### Task requirements
Collect all lines from the listing that include the string "this".

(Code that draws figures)
----------------

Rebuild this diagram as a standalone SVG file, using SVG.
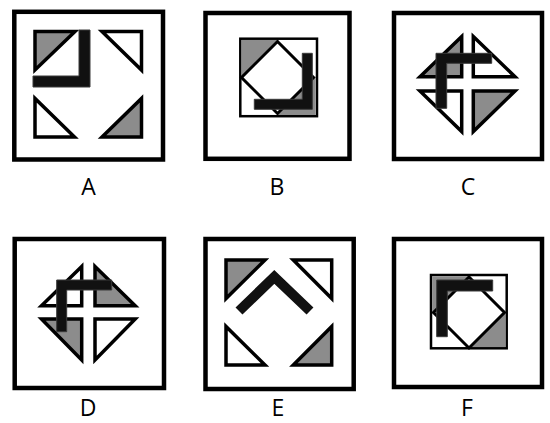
<svg xmlns="http://www.w3.org/2000/svg" width="550" height="423" viewBox="0 0 550 423">
<style>
.frame{fill:#fff;stroke:#000;stroke-width:4.5}
.inner{fill:#fff;stroke:#000;stroke-width:2.5}
.tw{fill:#fff;stroke:#000;stroke-width:3.5;stroke-linejoin:miter}
.tg{fill:#8c8c8c;stroke:#000;stroke-width:3.5;stroke-linejoin:miter}
.g{fill:#8c8c8c;stroke:none}
.dia{fill:#fff;stroke:#000;stroke-width:3}
.bar{fill:#111;stroke:#3a3a3a;stroke-width:1}
.chev{fill:none;stroke:#111;stroke-width:10;stroke-linejoin:miter;stroke-linecap:butt}
.lbl{font-family:"Open Sans","Liberation Sans",Arial,sans-serif;font-size:23px;fill:#000;text-anchor:middle}
</style>
<rect width="550" height="423" fill="#fff"/>

<g id="A">
<rect class="frame" x="14.3" y="11.8" width="148.7" height="147.7"/>
<polygon class="tg" points="35,31.5 75,31.5 35,70"/>
<polygon class="tw" points="102,31.5 141.5,31.5 141.5,70"/>
<polygon class="tw" points="35,98.5 35,137 74.5,137"/>
<polygon class="tg" points="141.5,98.5 141.5,137 102,137"/>
<polygon class="bar" points="33,76 79,76 79,30 90,30 90,87 33,87"/>
<text class="lbl" x="88.5" y="195">A</text>
</g>

<g id="B">
<rect class="frame" x="205.5" y="13" width="144" height="145.8"/>
<rect class="inner" x="240.3" y="38.7" width="76.7" height="77.5"/>
<polygon class="g" points="241.5,40 279,40 241.5,77.5"/>
<polygon class="g" points="315.7,76 315.7,115 277,115"/>
<polygon class="dia" points="277.5,41.5 313.5,77.5 277.5,113.5 241.5,77.5"/>
<polygon class="bar" points="254.3,99.3 302.3,99.3 302.3,53.3 312.3,53.3 312.3,109.3 254.3,109.3"/>
<text class="lbl" x="277" y="195">B</text>
</g>

<g id="C">
<rect class="frame" x="394" y="13" width="148" height="146"/>
<polygon class="tg" points="461.7,36.5 420,76.7 461.7,76.7"/>
<polygon class="tw" points="473.3,36.5 515,76.7 473.3,76.7"/>
<polygon class="tw" points="420,91 461.7,91 461.7,131.5"/>
<polygon class="tg" points="473.3,91 515,91 473.3,131.5"/>
<polygon class="bar" points="436,53.3 491.7,53.3 491.7,63.3 446.7,63.3 446.7,108.3 436,108.3"/>
<text class="lbl" x="468" y="195">C</text>
</g>

<g id="D">
<rect class="frame" x="14.7" y="239" width="149.3" height="149"/>
<polygon class="tw" points="81.7,266.5 41.5,305.7 81.7,305.7"/>
<polygon class="tg" points="95,266.5 135.2,305.7 95,305.7"/>
<polygon class="tg" points="41.5,319 81.7,319 81.7,360"/>
<polygon class="tw" points="95,319 135.2,319 95,360"/>
<polygon class="bar" points="56.7,280 111.7,280 111.7,290 66.7,290 66.7,331.7 56.7,331.7"/>
<text class="lbl" x="88" y="416">D</text>
</g>

<g id="E">
<rect class="frame" x="205.5" y="239" width="148.2" height="150"/>
<polygon class="tg" points="226,260 265,260 226,298.5"/>
<polygon class="tw" points="293.3,260 331.7,260 331.7,298.5"/>
<polygon class="tw" points="226,326.5 226,365 265,365"/>
<polygon class="tg" points="331.7,326.5 331.7,365 293.3,365"/>
<polyline class="chev" points="239,311 274.3,277 310,311"/>
<text class="lbl" x="278" y="416">E</text>
</g>

<g id="F">
<rect class="frame" x="394" y="239" width="148" height="148"/>
<rect class="inner" x="431" y="275" width="75.7" height="73.3"/>
<polygon class="g" points="432.2,276.2 470,276.2 432.2,314"/>
<polygon class="g" points="505.5,311 505.5,347 469.5,347"/>
<polygon class="dia" points="469,277 504.5,312.5 469,348 433.5,312.5"/>
<polygon class="bar" points="436.7,280 492.7,280 492.7,291 447.3,291 447.3,336.7 436.7,336.7"/>
<text class="lbl" x="467" y="416">F</text>
</g>
</svg>
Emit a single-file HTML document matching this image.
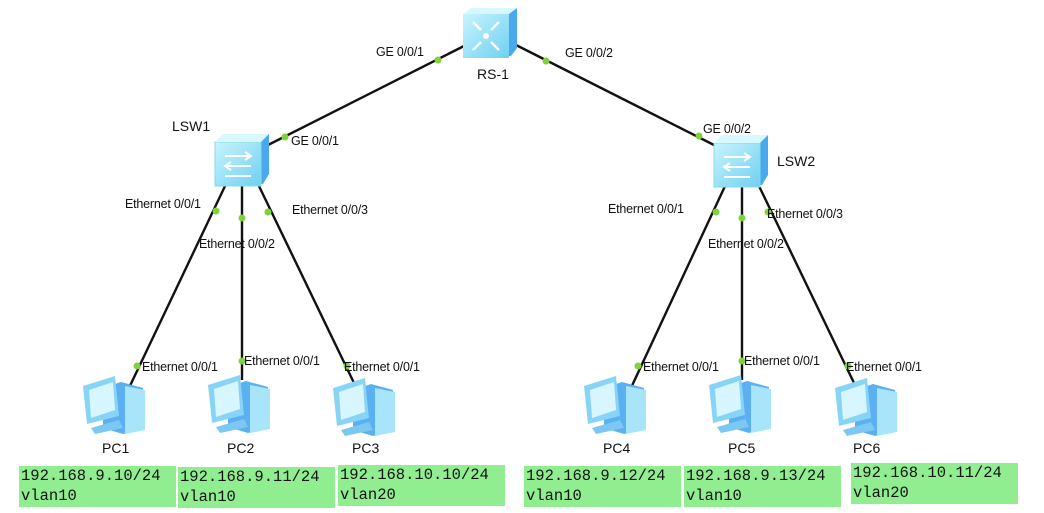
<!DOCTYPE html>
<html><head><style>
body{margin:0;width:1044px;height:513px;background:#fff;position:relative;overflow:hidden;font-family:"Liberation Sans",sans-serif}
.l{position:absolute;font-size:12.5px;color:#111;white-space:nowrap;letter-spacing:-0.2px}
.n{position:absolute;font-size:14px;color:#111}
.b{position:absolute;background:#90ee90;font-family:"Liberation Mono",monospace;font-size:15.5px;line-height:20px;padding-left:2px;color:#111;height:41px;box-sizing:border-box;padding-top:0px;white-space:nowrap;overflow:hidden}
svg{position:absolute;left:0;top:0}
</style></head><body>
<svg width="1044" height="513">
<defs>
<linearGradient id="g" x1="0" y1="0" x2="1" y2="1"><stop offset="0" stop-color="#c8f4ff"/><stop offset="1" stop-color="#6fd0f0"/></linearGradient>
<g id="sw"><path d="M8 4 L48 4 L54 0 L54 40 L48 50 L8 50 Z" fill="#4aa8ee"/><rect x="0" y="8" width="46" height="44" fill="url(#g)" stroke="#8dd"/><path d="M0 8 L8 0 L54 0 L46 8 Z" fill="#d8f8ff"/><path d="M10 22h26m-6-4 6 4-6 4M36 32H10m6-4-6 4 6 4M10 42h26" stroke="#fff" stroke-width="2" fill="none"/></g>
<g id="pc"><path d="M20 12 L38 6 L60 12 L60 52 L40 58 L20 52Z" fill="#5ab0f0"/><path d="M42 10 L62 14 L62 54 L42 58Z" fill="#a8e4fa"/><path d="M0 10 L32 0 L36 40 L4 48Z" fill="#88d4f6"/><path d="M6 14 L30 6 L32 34 L8 42Z" fill="#d8f6ff"/><path d="M8 52 L36 44 L40 52 L12 58Z" fill="#7cc8f2"/></g>
</defs>
<g stroke="#111" stroke-width="2.4">
<line x1="464" y1="46" x2="266" y2="146"/><line x1="514" y1="44" x2="716" y2="146"/>
<line x1="226" y1="184" x2="128" y2="390"/><line x1="242" y1="186" x2="242" y2="380"/><line x1="258" y1="184" x2="355" y2="385"/>
<line x1="726" y1="184" x2="630" y2="390"/><line x1="742" y1="186" x2="742" y2="380"/><line x1="758" y1="184" x2="855" y2="385"/>
</g>
<g fill="#7ed23a">
<circle cx="438" cy="60" r="3.5"/><circle cx="285" cy="137" r="3.5"/><circle cx="546" cy="61" r="3.5"/><circle cx="699" cy="136" r="3.5"/>
<circle cx="216" cy="211" r="3.5"/><circle cx="242" cy="218" r="3.5"/><circle cx="268" cy="212" r="3.5"/>
<circle cx="137" cy="366" r="3.5"/><circle cx="242" cy="361" r="3.5"/><circle cx="347" cy="366" r="3.5"/>
<circle cx="716" cy="212" r="3.5"/><circle cx="742" cy="218" r="3.5"/><circle cx="768" cy="212" r="3.5"/>
<circle cx="638" cy="366" r="3.5"/><circle cx="742" cy="361" r="3.5"/><circle cx="848" cy="366" r="3.5"/>
</g>
<g transform="translate(463,8)"><path d="M6 4 L48 4 L54 0 L54 40 L48 48 L6 48Z" fill="#4aa8ee"/><rect x="0" y="6" width="46" height="44" fill="url(#g)"/><path d="M0 6 L8 0 L54 0 L46 6Z" fill="#d8f8ff"/><g stroke="#fff" stroke-width="2.5" fill="none"><path d="M10 14l8 8M36 14l-8 8M10 42l8-8M36 42l-8-8"/></g><circle cx="23" cy="28" r="3" fill="#fff"/></g>
<use href="#sw" x="215" y="134"/><use href="#sw" x="714" y="135"/>
<use href="#pc" x="83" y="376"/><use href="#pc" x="208" y="375"/><use href="#pc" x="333" y="378"/>
<use href="#pc" x="584" y="376"/><use href="#pc" x="709" y="375"/><use href="#pc" x="835" y="378"/>
</svg>
<div class="l" style="left:376px;top:45px">GE 0/0/1</div>
<div class="l" style="left:565px;top:46px">GE 0/0/2</div>
<div class="n" style="left:477px;top:66px">RS-1</div>
<div class="n" style="left:172px;top:118px">LSW1</div>
<div class="l" style="left:291px;top:134px">GE 0/0/1</div>
<div class="l" style="left:703px;top:122px">GE 0/0/2</div>
<div class="n" style="left:777px;top:153px">LSW2</div>
<div class="l" style="left:125px;top:197px">Ethernet 0/0/1</div>
<div class="l" style="left:199px;top:237px">Ethernet 0/0/2</div>
<div class="l" style="left:292px;top:203px">Ethernet 0/0/3</div>
<div class="l" style="left:608px;top:202px">Ethernet 0/0/1</div>
<div class="l" style="left:708px;top:237px">Ethernet 0/0/2</div>
<div class="l" style="left:767px;top:207px">Ethernet 0/0/3</div>
<div class="l" style="left:142px;top:360px">Ethernet 0/0/1</div>
<div class="l" style="left:244px;top:354px">Ethernet 0/0/1</div>
<div class="l" style="left:344px;top:360px">Ethernet 0/0/1</div>
<div class="l" style="left:643px;top:360px">Ethernet 0/0/1</div>
<div class="l" style="left:744px;top:354px">Ethernet 0/0/1</div>
<div class="l" style="left:846px;top:360px">Ethernet 0/0/1</div>
<div class="n" style="left:102px;top:440px">PC1</div>
<div class="n" style="left:227px;top:440px">PC2</div>
<div class="n" style="left:352px;top:440px">PC3</div>
<div class="n" style="left:603px;top:440px">PC4</div>
<div class="n" style="left:728px;top:440px">PC5</div>
<div class="n" style="left:853px;top:440px">PC6</div>
<div class="b" style="left:19px;top:466px;width:157px">192.168.9.10/24<br>vlan10</div>
<div class="b" style="left:178px;top:467px;width:157px">192.168.9.11/24<br>vlan10</div>
<div class="b" style="left:338px;top:465px;width:167px">192.168.10.10/24<br>vlan20</div>
<div class="b" style="left:524px;top:466px;width:157px">192.168.9.12/24<br>vlan10</div>
<div class="b" style="left:684px;top:466px;width:157px">192.168.9.13/24<br>vlan10</div>
<div class="b" style="left:851px;top:463px;width:167px">192.168.10.11/24<br>vlan20</div>
</body></html>
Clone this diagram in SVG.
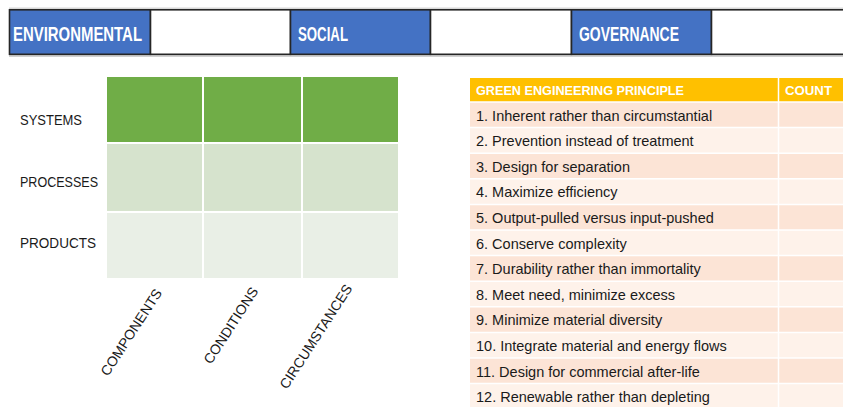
<svg xmlns="http://www.w3.org/2000/svg" width="843" height="407" viewBox="0 0 843 407">
  <style>
    .band { stroke: #262626; stroke-width: 1.6; }
    .blue { fill: #4472C4; }
    .blank { fill: #FFFFFF; }
    .pillar { font-family: "Liberation Sans", Arial, sans-serif; font-weight: bold; font-size: 21px; fill: #FFFFFF; }
    .lbl { font-family: "Liberation Sans", Arial, sans-serif; font-size: 14px; fill: #1A1A1A; }
    .side { font-size: 15px; }
    .cell { stroke: #FFFFFF; stroke-width: 2; }
    .hdr { font-family: "Liberation Sans", Arial, sans-serif; font-weight: bold; font-size: 12.5px; fill: #FFFFFF; }
    .row { font-family: "Liberation Sans", Arial, sans-serif; font-size: 14.5px; fill: #1A1A1A; }
    .odd { fill: #FCE4D6; }
    .even { fill: #FEF2EA; }
    .sep { stroke: #FFFFFF; stroke-width: 1.5; }
  </style>

  <!-- ESG header band -->
  <g id="esg-band">
    <rect x="9" y="55" width="834" height="2" fill="#D0D0D0"/>
    <rect x="9" y="7.5" width="834" height="1.5" fill="#D8D8D8"/>
    <rect class="band blue" x="9.5" y="9.8" width="141" height="44.5"/>
    <rect class="band blank" x="150.5" y="9.8" width="140" height="44.5"/>
    <rect class="band blue" x="290.5" y="9.8" width="140" height="44.5"/>
    <rect class="band blank" x="430.5" y="9.8" width="141" height="44.5"/>
    <rect class="band blue" x="571.5" y="9.8" width="140" height="44.5"/>
    <rect class="band blank" x="711.5" y="9.8" width="140" height="44.5"/>
    <text class="pillar" x="13" y="40.5" textLength="129" lengthAdjust="spacingAndGlyphs">ENVIRONMENTAL</text>
    <text class="pillar" x="298" y="40.5" textLength="50" lengthAdjust="spacingAndGlyphs">SOCIAL</text>
    <text class="pillar" x="579" y="40.5" textLength="100" lengthAdjust="spacingAndGlyphs">GOVERNANCE</text>
  </g>

  <!-- Level / scope matrix -->
  <g id="matrix">
    <rect class="cell" x="106" y="76" width="97" height="67" fill="#70AD47"/>
    <rect class="cell" x="203" y="76" width="99" height="67" fill="#70AD47"/>
    <rect class="cell" x="302" y="76" width="97" height="67" fill="#70AD47"/>
    <rect class="cell" x="106" y="143" width="97" height="69" fill="#D6E3CD"/>
    <rect class="cell" x="203" y="143" width="99" height="69" fill="#D6E3CD"/>
    <rect class="cell" x="302" y="143" width="97" height="69" fill="#D6E3CD"/>
    <rect class="cell" x="106" y="212" width="97" height="67" fill="#E9EFE6"/>
    <rect class="cell" x="203" y="212" width="99" height="67" fill="#E9EFE6"/>
    <rect class="cell" x="302" y="212" width="97" height="67" fill="#E9EFE6"/>
  </g>

  <g id="row-labels">
    <text class="lbl side" x="20" y="125" textLength="62" lengthAdjust="spacingAndGlyphs">SYSTEMS</text>
    <text class="lbl side" x="20" y="187" textLength="78" lengthAdjust="spacingAndGlyphs">PROCESSES</text>
    <text class="lbl side" x="20" y="248" textLength="76" lengthAdjust="spacingAndGlyphs">PRODUCTS</text>
  </g>

  <g id="column-labels">
    <text class="lbl" transform="translate(108,377) rotate(-57)">COMPONENTS</text>
    <text class="lbl" transform="translate(211,365) rotate(-57)">CONDITIONS</text>
    <text class="lbl" transform="translate(287,390) rotate(-57)">CIRCUMSTANCES</text>
  </g>

  <!-- Green engineering principles table -->
  <g id="principles-table">
    <rect x="470" y="78" width="373" height="24" fill="#FFC000"/>
    <text class="hdr" x="476" y="95" textLength="208" lengthAdjust="spacingAndGlyphs">GREEN ENGINEERING PRINCIPLE</text>
    <text class="hdr" x="785" y="95" textLength="47" lengthAdjust="spacingAndGlyphs">COUNT</text>

    <rect class="odd" x="470" y="102" width="373" height="25.6"/>
    <rect class="even" x="470" y="127.6" width="373" height="25.6"/>
    <rect class="odd" x="470" y="153.2" width="373" height="25.6"/>
    <rect class="even" x="470" y="178.8" width="373" height="25.6"/>
    <rect class="odd" x="470" y="204.4" width="373" height="25.6"/>
    <rect class="even" x="470" y="230" width="373" height="25.6"/>
    <rect class="odd" x="470" y="255.6" width="373" height="25.6"/>
    <rect class="even" x="470" y="281.2" width="373" height="25.6"/>
    <rect class="odd" x="470" y="306.8" width="373" height="25.6"/>
    <rect class="even" x="470" y="332.4" width="373" height="25.6"/>
    <rect class="odd" x="470" y="358" width="373" height="25.6"/>
    <rect class="even" x="470" y="383.6" width="373" height="25.6"/>

    <g class="sep">
      <line x1="778.5" y1="78" x2="778.5" y2="407"/>
      <line x1="470" y1="102" x2="843" y2="102"/>
      <line x1="470" y1="127.6" x2="843" y2="127.6"/>
      <line x1="470" y1="153.2" x2="843" y2="153.2"/>
      <line x1="470" y1="178.8" x2="843" y2="178.8"/>
      <line x1="470" y1="204.4" x2="843" y2="204.4"/>
      <line x1="470" y1="230" x2="843" y2="230"/>
      <line x1="470" y1="255.6" x2="843" y2="255.6"/>
      <line x1="470" y1="281.2" x2="843" y2="281.2"/>
      <line x1="470" y1="306.8" x2="843" y2="306.8"/>
      <line x1="470" y1="332.4" x2="843" y2="332.4"/>
      <line x1="470" y1="358" x2="843" y2="358"/>
      <line x1="470" y1="383.6" x2="843" y2="383.6"/>
    </g>

    <text class="row" x="476" y="120.5">1. Inherent rather than circumstantial</text>
    <text class="row" x="476" y="146.1">2. Prevention instead of treatment</text>
    <text class="row" x="476" y="171.7">3. Design for separation</text>
    <text class="row" x="476" y="197.3">4. Maximize efficiency</text>
    <text class="row" x="476" y="222.9">5. Output-pulled versus input-pushed</text>
    <text class="row" x="476" y="248.5">6. Conserve complexity</text>
    <text class="row" x="476" y="274.1">7. Durability rather than immortality</text>
    <text class="row" x="476" y="299.7">8. Meet need, minimize excess</text>
    <text class="row" x="476" y="325.3">9. Minimize material diversity</text>
    <text class="row" x="476" y="350.9">10. Integrate material and energy flows</text>
    <text class="row" x="476" y="376.5">11. Design for commercial after-life</text>
    <text class="row" x="476" y="402.1">12. Renewable rather than depleting</text>
  </g>
</svg>
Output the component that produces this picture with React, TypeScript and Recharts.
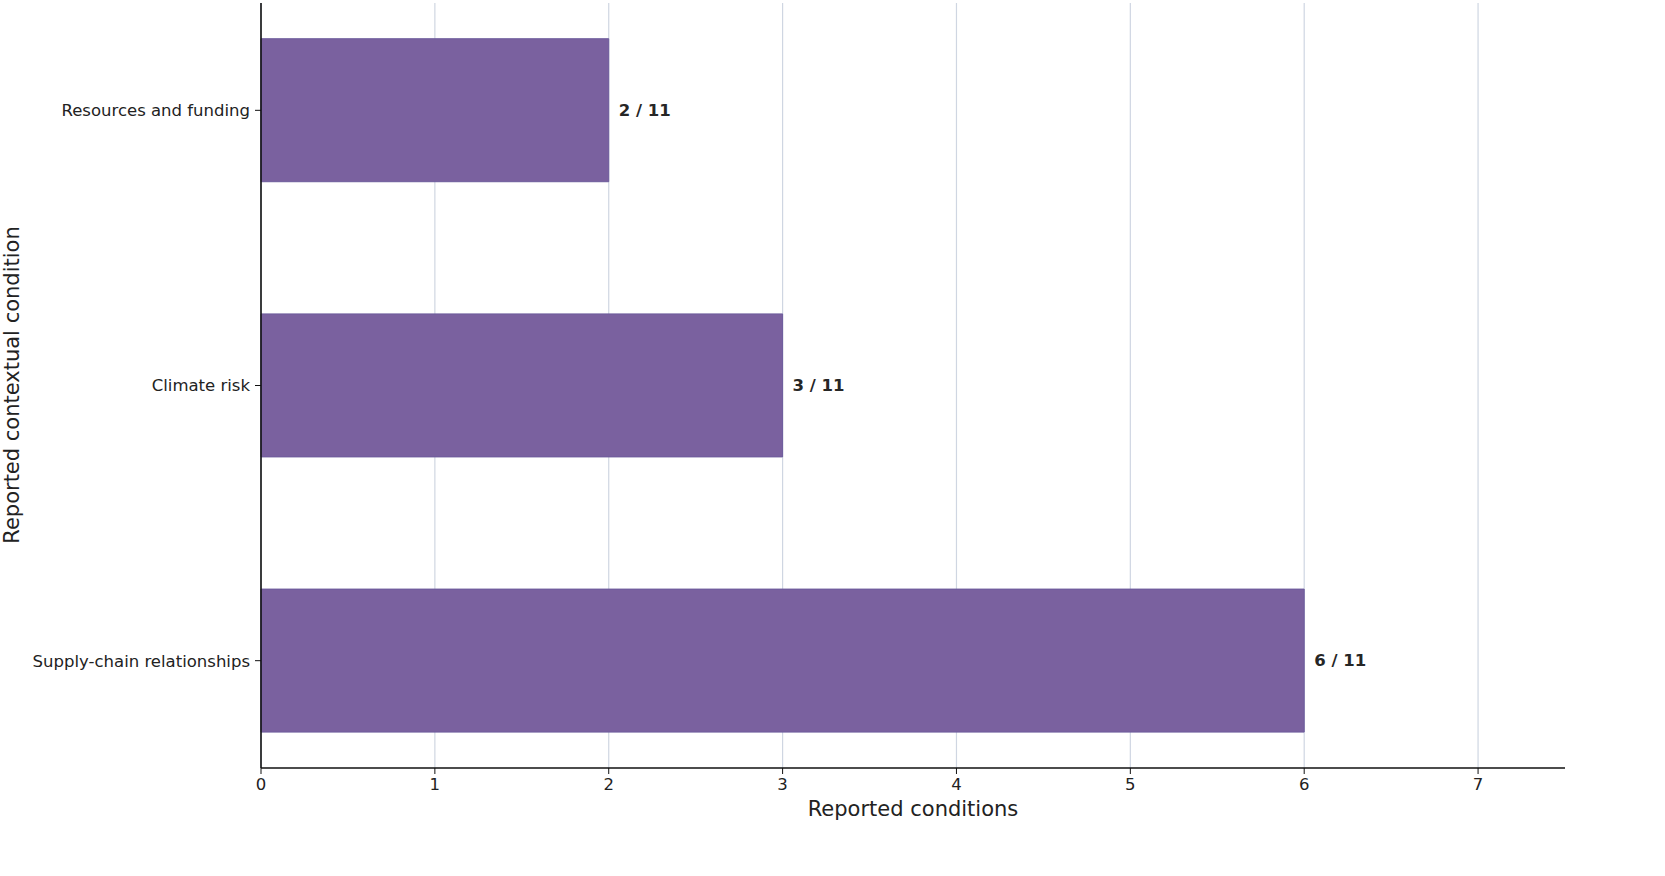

----------------

### Solution below
Rebuild this diagram as a standalone SVG file, using SVG.
Emit a single-file HTML document matching this image.
Clone this diagram in SVG.
Output the component that produces this picture with React, TypeScript and Recharts.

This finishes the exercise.